In fact, the police have made 28 arrests, including a murder suspect from Norfolk, Virginia.

But the hits keep on coming ... and coming ... mostly for suspended registrations. And that's not why the town got the system.

"No. We were looking at stolen vehicles or vehicles wanted in crimes," Bermudez says.

After only three months, the Freeport cameras have tracked 17 million plates -- in a village of 50,000 people.

In exchange for the security, the police are drowning in data. Overtime is way up. Now, the chief is asking the state and federal governments for help.

"We currently have a force of 95 officers, Bermudez says. "We can use many more."

The readers do make mistakes. One misread the 800 number on a Ryder truck for the plate of a stolen car.

And there's the question of where all this information winds up.

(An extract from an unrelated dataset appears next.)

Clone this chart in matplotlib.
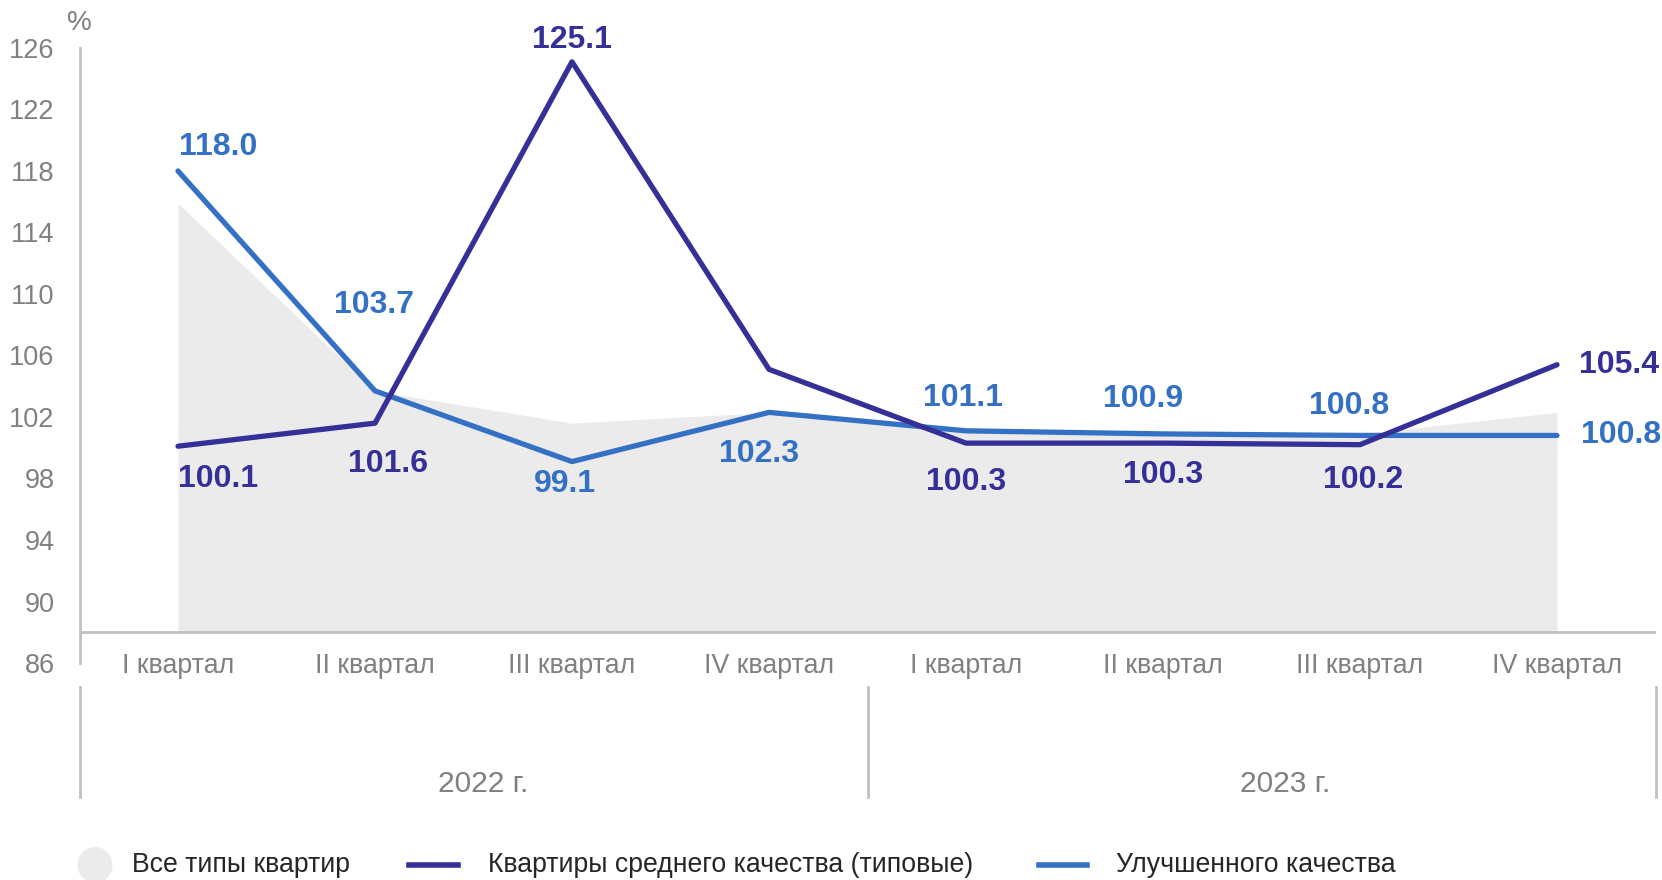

"All of that data is being stored somewhere," Jason Starr of the American Civil Liberties Union tells CBS News. "It can be shared. It can be pulled. It can be sent to other law enforcement agencies. It can be breached by third parties."

License plate readers are used in nearly every state. The ACLU has filed three lawsuits, two regarding the scope of information collected. And there have been complaints about abuse.

Chief Bermudez is adamant the plate information taken in Freeport is never linked to a person unless a crime is indicated, and it's dumped after 180 days.

"Do you understand why some of those people would be offended by being tracked when they're completely innocent?" CBS News asked Bermudez.

"We're not looking at that data though," he responded. "It's just so much coming in. It's impossible to look at that kind of information."

So much information, Bermudez needs seven more officers just to keep up with it.